Falls die nachhaltige Veränderung des Unternehmenscharakters im Laufe eines Wirtschaftsjahrs eingetreten ist, muss u. E. für die Ermittlung des Betriebsergebnisses gedanklich ein Rumpfwirtschaftsjahr gebildet werden. Für die Zeit danach können nur noch die Betriebsergebnisse voller Wirtschaftsjahre berücksichtigt werden. Dabei kann das 2. auf den Eintritt der Veränderung folgende Wirtschaftsjahr unter den Voraussetzungen des § 201 Abs. 2 S. 1 BewG voll in die Ermittlung des Durchschnittsertrags einbezogen werden. Demgegenüber will die FinVerw offenbar nur die auf das Jahr der Veränderung folgenden vollen Wirtschaftsjahre berücksichtigen. Nach R B 201 Abs. 2 S. 3 ErbStR 2019 soll die Summe der Betriebsergebnisse in den Fällen des § 201 Abs. 3 S. 1 BewG durch 2 dividiert werden, weil der verkürzte Ermittlungszeitraum stets 2 volle Wirtschaftsjahre umfasse. Diese Auffassung lässt sich aus dem Wortlaut des § 201 Abs. 3 S. 1 BewG nicht ableiten und führt zu einer unnötigen Verkürzung des für die Ermittlung des Durchschnittsertrags zur Verfügung stehenden Referenzzeitraums.

Keine Regelung trifft das Gesetz dazu, bis auf welchen Mindestzeitraum der Ermittlungszeitraum abgekürzt werden kann.

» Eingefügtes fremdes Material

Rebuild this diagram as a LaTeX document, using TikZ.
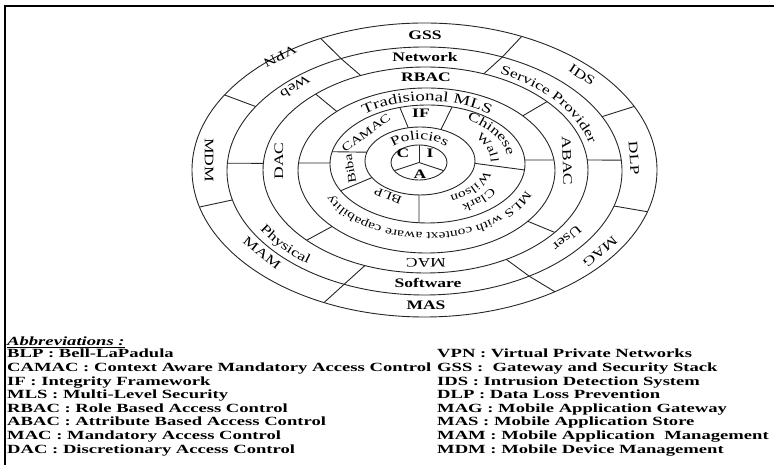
\documentclass[tikz,border=0pt]{standalone}
\usepackage{fontspec}
\setmainfont{Liberation Serif}
\newfontfamily\ringfont{Liberation Serif}[FakeStretch=1.35]
\newfontfamily\legendfont{Liberation Serif}[FakeStretch=1.49]
\usetikzlibrary{calc,decorations.text}
\newcommand\rl{\ringfont\fontsize{13}{15}\selectfont}
\newcommand\rs{\ringfont\fontsize{11.5}{13}\selectfont}
\tikzset{
  ring/.style={line width=0.9pt, draw=black!85},
  sep/.style={line width=0.9pt, draw=black!85},
  lbl/.style={font=\rl, inner sep=0pt},
  slbl/.style={font=\rs, inner sep=0pt},
  blbl/.style={font=\rl\bfseries, inner sep=0pt},
  lg/.style={font=\legendfont\bfseries\fontsize{12.5}{13.6}\selectfont, inner sep=0pt, anchor=base west},
  frame/.style={line width=1.6pt, draw=black},
}
\begin{document}
\begin{tikzpicture}[x=1pt, y=1pt]
\useasboundingbox (0,0) rectangle (774,465);

% frame
\coordinate (fl) at (5,0);
\coordinate (fc) at (5,459);
\coordinate (fr) at (774,459);
\draw[frame] (fl) -- (fc) -- (fr);

% centres of the rings
\coordinate (c7) at (424.5,295);
\coordinate (c6) at (424.5,294);
\coordinate (c5) at (425.5,295);
\coordinate (c4) at (426.5,294.5);
\coordinate (c3) at (427.5,301);
\coordinate (cp) at (420,304);
\coordinate (cc) at (419,302.5);

% rings
\draw[ring] (c7) ellipse [x radius=232.5, y radius=147];
\draw[ring] (c6) ellipse [x radius=197.5, y radius=124];
\draw[ring] (c5) ellipse [x radius=162.5, y radius=103];
\draw[ring] (c4) ellipse [x radius=128.5, y radius=82.5];
\draw[ring] (c3) ellipse [x radius=97.5, y radius=59];
\draw[ring] (cp) ellipse [x radius=55, y radius=34];
\draw[ring] (cc) ellipse [x radius=28, y radius=17.5];

% outer ring separators
\draw[sep] ($(c6)+(115:197.5 and 124)$) -- ($(c7)+(116.5:232.5 and 147)$);
\draw[sep] ($(c6)+(66.8:197.5 and 124)$) -- ($(c7)+(65.3:232.5 and 147)$);
\draw[sep] ($(c6)+(26:197.5 and 124)$) -- ($(c7)+(25.6:232.5 and 147)$);
\draw[sep] ($(c6)+(-16.4:197.5 and 124)$) -- ($(c7)+(-16.5:232.5 and 147)$);
\draw[sep] ($(c6)+(-58:197.5 and 124)$) -- ($(c7)+(-55.9:232.5 and 147)$);
\draw[sep] ($(c6)+(-114:197.5 and 124)$) -- ($(c7)+(-115.6:232.5 and 147)$);
\draw[sep] ($(c6)+(-166.5:197.5 and 124)$) -- ($(c7)+(-165.4:232.5 and 147)$);
\draw[sep] ($(c6)+(148.7:197.5 and 124)$) -- ($(c7)+(149.3:232.5 and 147)$);

% channel ring separators
\draw[sep] ($(c5)+(113.5:162.5 and 103)$) -- ($(c6)+(115:197.5 and 124)$);
\draw[sep] ($(c5)+(69:162.5 and 103)$) -- ($(c6)+(66.8:197.5 and 124)$);
\draw[sep] ($(c5)+(5.6:162.5 and 103)$) -- ($(c6)+(5:197.5 and 124)$);
\draw[sep] ($(c5)+(-60.2:162.5 and 103)$) -- ($(c6)+(-58:197.5 and 124)$);
\draw[sep] ($(c5)+(-111.9:162.5 and 103)$) -- ($(c6)+(-114:197.5 and 124)$);
\draw[sep] ($(c5)+(176.3:162.5 and 103)$) -- ($(c6)+(176.4:197.5 and 124)$);

% access control ring separators
\draw[sep] ($(c4)+(134.3:128.5 and 82.5)$) -- ($(c5)+(132.5:162.5 and 103)$);
\draw[sep] ($(c4)+(41.5:128.5 and 82.5)$) -- ($(c5)+(41.6:162.5 and 103)$);
\draw[sep] ($(c4)+(-38:128.5 and 82.5)$) -- ($(c5)+(-37.3:162.5 and 103)$);
\draw[sep] ($(c4)+(-137.3:128.5 and 82.5)$) -- ($(c5)+(-137:162.5 and 103)$);

% MLS ring separators
\draw[sep] ($(c3)+(3.9:97.5 and 59)$) -- ($(c4)+(7.3:128.5 and 82.5)$);
\draw[sep] ($(c3)+(179:97.5 and 59)$) -- ($(c4)+(174.8:128.5 and 82.5)$);

% model ring separators
\draw[sep] ($(cp)+(102.3:55 and 34)$) -- ($(c3)+(106.5:97.5 and 59)$);
\draw[sep] ($(cp)+(67.6:55 and 34)$) -- ($(c3)+(75.4:97.5 and 59)$);
\draw[sep] ($(cp)+(-4:55 and 34)$) -- ($(c3)+(-5.8:97.5 and 59)$);
\draw[sep] ($(cp)+(-91:55 and 34)$) -- ($(c3)+(-95:97.5 and 59)$);
\draw[sep] ($(cp)+(-150.8:55 and 34)$) -- ($(c3)+(-153:97.5 and 59)$);
\draw[sep] ($(cp)+(165:55 and 34)$) -- ($(c3)+(168:97.5 and 59)$);

% C / I / A core
\draw[sep] (cc) -- ($(cc)+(90:28 and 17.5)$);
\draw[sep] (cc) -- ($(cc)+(-28:28 and 17.5)$);
\draw[sep] (cc) -- ($(cc)+(-152:28 and 17.5)$);

% outer ring labels
\node[blbl] (gss) at (425,430) {GSS};
\node[lbl, rotate=-33] (ids) at (582,390) {IDS};
\node[lbl, rotate=-86] (dlp) at (634,307) {DLP};
\node[lbl, rotate=-139.5] (mag) at (600,213) {MAG};
\node[blbl] (mas) at (426,160) {MAS};
\node[lbl, rotate=-38] (mam) at (262,212) {MAM};
\node[lbl, rotate=-90] (mdm) at (209,305) {MDM};
\node[lbl, rotate=-153.4] (vpn) at (280,409) {VPN};

% channel ring labels
\node[blbl] (net) at (425,408) {Network};
\node[lbl, rotate=-140] (user) at (567,227) {User};
\node[blbl] (soft) at (428,182) {Software};
\node[lbl, rotate=-148] (web) at (295,378) {Web};
\path[decorate, decoration={text along path, text align=center, text={|\rl|Service Provider}}]
  ($(424.5,294.5)+(68:170 and 108.5)$) arc[start angle=68, end angle=8, x radius=170, y radius=108.5];
\path[decorate, decoration={text along path, text align=center, text={|\rl|Physical}}]
  ($(424.5,294.5)+(-160:190 and 118.5)$) arc[start angle=-160, end angle=-120, x radius=190, y radius=118.5];

% access control ring labels
\node[blbl] (rbac) at (426,388) {RBAC};
\node[lbl, rotate=-88] (abac) at (567,304) {ABAC};
\node[lbl, rotate=180] (mac) at (426,202) {MAC};
\node[lbl, rotate=90] (dac) at (279,304) {DAC};

% MLS ring labels
\path[decorate, decoration={text along path, text align=center, text={|\ringfont\fontsize{14}{16}\selectfont|Tradisional MLS}}]
  ($(427,297)+(140:105 and 67)$) arc[start angle=140, end angle=40, x radius=105, y radius=67];
\path[decorate, decoration={text along path, text align=center, text={|\ringfont\fontsize{11.5}{13}\selectfont|MLS with context aware capability}}]
  ($(427,297)+(-4:105 and 65)$) arc[start angle=-4, end angle=-171, x radius=105, y radius=65];

% model ring labels
\node[blbl] (if) at (421,352) {IF};
\node[slbl, rotate=158] (blp) at (388,269) {BLP};
\node[slbl, rotate=100] (biba) at (350,296) {Biba};
\node[slbl, rotate=36] (camac) at (366,332) {CAMAC};
\path[decorate, decoration={text along path, text align=center, text={|\rl|Chinese}}]
  ($(424,302.5)+(60:84 and 50)$) arc[start angle=60, end angle=6, x radius=84, y radius=50];
\path[decorate, decoration={text along path, text align=center, text={|\rs|Wall}}]
  ($(424,302.5)+(38:67 and 39)$) arc[start angle=38, end angle=2, x radius=67, y radius=39];
\path[decorate, decoration={text along path, text align=center, text={|\rs|Clark}}]
  ($(424,302.5)+(-20:79 and 48)$) arc[start angle=-20, end angle=-70, x radius=79, y radius=48];
\path[decorate, decoration={text along path, text align=center, text={|\rs|Wilson}}]
  ($(424,302.5)+(-14:62 and 37)$) arc[start angle=-14, end angle=-64, x radius=62, y radius=37];

% policies ring and core
\path[decorate, decoration={text along path, text align=center, text={|\rl|Policies}}]
  ($(419.5,303)+(170:36 and 22.5)$) arc[start angle=170, end angle=10, x radius=36, y radius=22.5];
\node[blbl] (c) at (403,312) {C};
\node[blbl] (i) at (430,312) {I};
\node[blbl] (a) at (420,291) {A};

% abbreviations
\node[lg, font=\legendfont\bfseries\itshape\fontsize{12.5}{13.6}\selectfont] (abbr) at (7,119) {\underline{Abbreviations :}};
\foreach \txt [count=\i] in {{BLP : Bell-LaPadula},
  {CAMAC : Context Aware Mandatory Access Control},
  {IF : Integrity Framework},
  {MLS : Multi-Level Security},
  {RBAC : Role Based Access Control},
  {ABAC : Attribute Based Access Control},
  {MAC : Mandatory Access Control},
  {DAC : Discretionary Access Control}}
  \node[lg] (left\i) at (7,{107-(\i-1)*13.6}) {\txt};
\foreach \txt [count=\i] in {{VPN : Virtual Private Networks},
  {GSS :\ \ Gateway and Security Stack},
  {IDS : Intrusion Detection System},
  {DLP : Data Loss Prevention},
  {MAG : Mobile Application Gateway},
  {MAS : Mobile Application Store},
  {MAM : Mobile Application\ \ Management},
  {MDM : Mobile Device Management}}
  \node[lg] (right\i) at (437,{107-(\i-1)*13.6}) {\txt};
\end{tikzpicture}
\end{document}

Je kürzer der verbleibende Referenzzeitraum ist, desto dringlicher wird sich allerdings die Frage stellen, ob die in dieser Zeit erwirtschafteten Betriebsergebnisse noch eine aussagekräftige Grundlage für die Schätzung des voraussichtlich zukünftig nachhaltig erzielbaren Jahresertrags bilden oder zu offensichtlich unzutreffenden Ergebnissen führen. Die Verwaltung geht davon aus, dass der Referenzzeitraum mindestens 2 volle Wirtschaftsjahre umfassen muss.[2]

Obwohl das Gesetz dies nicht ausdrücklich anordnet, muss bei einer Verkürzung des Ermittlungszeitraums auch der Divisor entsprechend angepasst werden.

 
Praxis-Beispiel

V ist Inhaber eines Einzelhandelsunternehmens. Neben dem Hauptgeschäft betreibt er eine Filiale, in der aufgrund eines starken örtlichen Wettbewerbsdrucks wachsende Verluste entstehen. Zum 1.10. des Jahres 01 schließt V die Filiale. Für die ersten 3 Quartale des Jahres 01 hatte sich ein Betriebsergebnis von 150.000 EUR ergeben. Das Betriebsergebnis für das letzte Quartal des Jahres 01 beträgt 90.000 EUR, das des Jahres 02 350.000 EUR und das des Jahres 03 280.000 EUR. Zum 1.2. des Jahres 04 überträgt er sein Unternehmen unentgeltlich auf seinen Sohn. Der maßgebliche Jahresertrag ist in der Weise zu ermitteln, dass die Ergebnisse des letzten Vierteljahres 01 und der Jahre 02 und 03 addiert und durch 2,25 geteilt werden. Damit ergibt sich ein Jahresertrag von 320.000 EUR.

[1] Piltz, DStR 2008, 745, 750.
[2] R B 201 Abs. 2 S. 3 ErbStR 2019.